Não te deixes enganar e julgues que transbordar o Amor que Deus é se afirma como coisa fácil, pois não o é. Transbordar de Amor implica ir para além de ti próprio e, despojado, avançar pela força do Amor que Deus é para o reino que a morte governa. A cada passo que deres, nessa alameda amorosa, perderás uma parte de ti, não o lugar Deus habita, mas sim a superfície de todas as vaidades, as camadas profundas de ignorância, erro e ilusão.
Por vezes, existem passos que são dolorosos, onde caminharás, descalço, sobre pedras aguçadas, pois não queres perder aquilo que julgas que é teu. Como tens tantas superfícies vãs sobre a pele da tua alma, não sabes que aquilo que é verdadeiramente teu é tão pouco, que é o que basta.
Aquele pequeno lume, aquela chama que, escondida, ocultas entre as tuas mãos, guardada no abismo da tua existência, é tudo aquilo que és. Esse pequeno lume, pela força do Amor que Deus é, pode conflagrar o universo e consumir tudo o que permanece apartado, fechado na confusão das coisas.
O Amor que Deus é está em ti como uma estrela no firmamento.

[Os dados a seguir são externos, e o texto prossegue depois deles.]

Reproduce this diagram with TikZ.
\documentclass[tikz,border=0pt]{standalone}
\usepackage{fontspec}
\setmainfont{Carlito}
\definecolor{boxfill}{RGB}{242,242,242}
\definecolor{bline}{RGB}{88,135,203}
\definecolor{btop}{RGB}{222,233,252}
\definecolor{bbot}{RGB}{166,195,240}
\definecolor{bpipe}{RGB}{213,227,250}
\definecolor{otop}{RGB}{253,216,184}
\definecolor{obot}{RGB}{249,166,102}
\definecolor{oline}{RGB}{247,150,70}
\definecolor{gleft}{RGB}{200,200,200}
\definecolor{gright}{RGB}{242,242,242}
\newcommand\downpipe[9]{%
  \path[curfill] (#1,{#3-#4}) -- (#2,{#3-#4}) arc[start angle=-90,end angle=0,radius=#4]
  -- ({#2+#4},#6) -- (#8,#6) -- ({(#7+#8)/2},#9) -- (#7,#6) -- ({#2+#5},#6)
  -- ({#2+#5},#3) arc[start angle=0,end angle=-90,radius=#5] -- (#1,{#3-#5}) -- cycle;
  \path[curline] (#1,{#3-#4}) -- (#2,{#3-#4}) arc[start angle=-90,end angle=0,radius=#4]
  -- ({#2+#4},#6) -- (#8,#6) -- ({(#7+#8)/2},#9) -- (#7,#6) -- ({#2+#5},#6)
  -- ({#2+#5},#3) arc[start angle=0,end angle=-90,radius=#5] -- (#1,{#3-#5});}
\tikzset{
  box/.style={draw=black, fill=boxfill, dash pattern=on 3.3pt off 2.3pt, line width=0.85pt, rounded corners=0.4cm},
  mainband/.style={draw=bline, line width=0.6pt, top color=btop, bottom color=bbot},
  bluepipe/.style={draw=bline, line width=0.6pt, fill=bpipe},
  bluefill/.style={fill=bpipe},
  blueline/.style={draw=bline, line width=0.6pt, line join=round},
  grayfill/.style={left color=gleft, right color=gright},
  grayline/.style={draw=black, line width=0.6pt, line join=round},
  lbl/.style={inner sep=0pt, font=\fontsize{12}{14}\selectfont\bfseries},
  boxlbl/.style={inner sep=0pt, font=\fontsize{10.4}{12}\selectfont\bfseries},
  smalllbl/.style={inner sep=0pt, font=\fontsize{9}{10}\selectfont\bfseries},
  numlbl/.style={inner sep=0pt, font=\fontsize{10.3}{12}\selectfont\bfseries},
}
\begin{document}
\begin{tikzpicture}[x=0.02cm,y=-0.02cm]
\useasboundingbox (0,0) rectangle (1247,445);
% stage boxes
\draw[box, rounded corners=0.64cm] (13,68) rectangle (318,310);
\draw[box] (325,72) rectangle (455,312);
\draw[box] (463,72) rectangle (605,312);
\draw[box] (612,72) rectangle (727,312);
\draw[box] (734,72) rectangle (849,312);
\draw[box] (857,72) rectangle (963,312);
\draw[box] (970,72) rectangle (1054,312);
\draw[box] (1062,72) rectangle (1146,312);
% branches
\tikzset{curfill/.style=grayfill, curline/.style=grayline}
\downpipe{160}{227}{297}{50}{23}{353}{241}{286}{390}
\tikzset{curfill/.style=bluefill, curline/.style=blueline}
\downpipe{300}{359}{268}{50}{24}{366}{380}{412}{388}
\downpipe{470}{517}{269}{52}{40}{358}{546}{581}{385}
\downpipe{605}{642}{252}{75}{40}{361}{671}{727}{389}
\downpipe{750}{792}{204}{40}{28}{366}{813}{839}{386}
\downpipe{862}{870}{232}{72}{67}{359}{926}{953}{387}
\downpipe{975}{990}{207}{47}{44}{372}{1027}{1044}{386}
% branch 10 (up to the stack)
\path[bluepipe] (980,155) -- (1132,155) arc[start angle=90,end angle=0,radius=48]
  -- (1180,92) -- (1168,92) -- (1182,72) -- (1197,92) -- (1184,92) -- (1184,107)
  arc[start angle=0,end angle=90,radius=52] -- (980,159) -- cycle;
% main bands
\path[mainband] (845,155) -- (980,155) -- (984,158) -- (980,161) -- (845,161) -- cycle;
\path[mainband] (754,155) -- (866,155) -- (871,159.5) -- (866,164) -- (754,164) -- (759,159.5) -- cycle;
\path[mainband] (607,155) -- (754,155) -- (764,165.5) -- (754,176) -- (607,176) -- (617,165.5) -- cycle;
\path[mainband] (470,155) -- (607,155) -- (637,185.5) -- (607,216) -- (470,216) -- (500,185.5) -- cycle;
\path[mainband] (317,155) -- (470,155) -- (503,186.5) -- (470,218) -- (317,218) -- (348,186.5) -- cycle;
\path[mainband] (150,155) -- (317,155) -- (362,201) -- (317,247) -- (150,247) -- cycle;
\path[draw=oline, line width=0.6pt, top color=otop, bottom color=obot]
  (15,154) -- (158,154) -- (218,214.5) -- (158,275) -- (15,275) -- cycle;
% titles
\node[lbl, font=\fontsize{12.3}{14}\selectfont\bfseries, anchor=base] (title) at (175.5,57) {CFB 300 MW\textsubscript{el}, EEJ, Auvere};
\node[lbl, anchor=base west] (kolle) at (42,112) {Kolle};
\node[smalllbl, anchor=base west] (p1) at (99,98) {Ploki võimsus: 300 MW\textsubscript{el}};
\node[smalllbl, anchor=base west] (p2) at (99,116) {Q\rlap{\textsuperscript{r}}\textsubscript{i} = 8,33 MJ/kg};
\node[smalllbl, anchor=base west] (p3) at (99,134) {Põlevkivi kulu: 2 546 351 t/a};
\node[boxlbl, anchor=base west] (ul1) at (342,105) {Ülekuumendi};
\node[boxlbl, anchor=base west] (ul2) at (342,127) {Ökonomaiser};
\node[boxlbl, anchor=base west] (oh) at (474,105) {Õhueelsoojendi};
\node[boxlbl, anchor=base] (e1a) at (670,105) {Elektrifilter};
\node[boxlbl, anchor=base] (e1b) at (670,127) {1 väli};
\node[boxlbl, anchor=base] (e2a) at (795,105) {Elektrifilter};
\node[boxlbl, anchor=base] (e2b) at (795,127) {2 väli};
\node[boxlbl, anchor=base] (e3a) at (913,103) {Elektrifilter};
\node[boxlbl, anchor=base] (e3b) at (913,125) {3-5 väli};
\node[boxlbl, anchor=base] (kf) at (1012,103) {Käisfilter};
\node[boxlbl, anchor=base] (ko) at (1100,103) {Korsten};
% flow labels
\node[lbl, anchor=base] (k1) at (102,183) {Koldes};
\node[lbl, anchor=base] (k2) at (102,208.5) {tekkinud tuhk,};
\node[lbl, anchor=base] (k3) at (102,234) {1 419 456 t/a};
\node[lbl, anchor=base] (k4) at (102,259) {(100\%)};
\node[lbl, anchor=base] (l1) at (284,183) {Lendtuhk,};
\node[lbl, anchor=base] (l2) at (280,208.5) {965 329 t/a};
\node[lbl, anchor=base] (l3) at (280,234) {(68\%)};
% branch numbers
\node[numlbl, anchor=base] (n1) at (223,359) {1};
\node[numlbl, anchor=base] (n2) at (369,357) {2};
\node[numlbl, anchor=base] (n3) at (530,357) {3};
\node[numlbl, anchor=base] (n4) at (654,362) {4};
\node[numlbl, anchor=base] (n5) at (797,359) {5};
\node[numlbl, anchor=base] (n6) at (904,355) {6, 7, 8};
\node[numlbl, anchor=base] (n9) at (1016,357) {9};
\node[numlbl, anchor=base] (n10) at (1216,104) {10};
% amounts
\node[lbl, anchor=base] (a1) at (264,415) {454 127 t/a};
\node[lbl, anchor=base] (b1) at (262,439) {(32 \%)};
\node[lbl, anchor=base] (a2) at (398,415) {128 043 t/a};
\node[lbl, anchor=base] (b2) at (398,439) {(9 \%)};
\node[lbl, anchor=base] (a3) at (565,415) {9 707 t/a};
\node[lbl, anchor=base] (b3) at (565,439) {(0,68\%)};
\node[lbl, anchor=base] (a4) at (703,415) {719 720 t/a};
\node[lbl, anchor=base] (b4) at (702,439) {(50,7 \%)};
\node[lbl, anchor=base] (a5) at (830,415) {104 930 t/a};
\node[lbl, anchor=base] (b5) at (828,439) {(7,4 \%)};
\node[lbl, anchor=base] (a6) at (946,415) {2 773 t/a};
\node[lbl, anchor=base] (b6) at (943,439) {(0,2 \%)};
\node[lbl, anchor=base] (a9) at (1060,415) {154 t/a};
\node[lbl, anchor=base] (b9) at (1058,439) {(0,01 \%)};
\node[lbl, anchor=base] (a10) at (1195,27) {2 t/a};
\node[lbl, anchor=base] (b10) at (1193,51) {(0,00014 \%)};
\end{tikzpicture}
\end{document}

Tu és a tua própria constelação. E, com a liberdade que emana da Providência, poderás escolher a ilusão daquilo que pensas que és ou diluíres-te na imensidão do Amor que Deus é. Na verdade, aquilo que julgas que é uma escolha não passa de uma afirmação da vontade, não daquela que move as paixões e a ignorância, mas sim aquela que é uma e a mesma.
A Vontade de Deus é também a tua vontade, mas para compreenderes esse mistério terás de te despir de todas as vaidades, da ilusão que alimenta a tua identidade, e avançar como um recém-nascido na senda do Nada, da anulação da ignorância. Quando compreenderes que o mal é apenas a força confusa da ignorância, poderás imergir na vastidão da Vontade, da Sabedoria e do Amor. Essa Trindade surge à humanidade como Pai, Mãe e Filho.
O Amor que Deus é revela-se como um dos três caminhos, aquele que surge da síntese da Vontade e da Sabedoria e que conduz ao Divino Indeterminado, o Deus que não pode ser nem palavra, nem pensamento. Somente no Nada conhecerás a totalidade de Deus. Essa é a verdade que tanto vezes negas. Sê portanto o Amor que Deus é.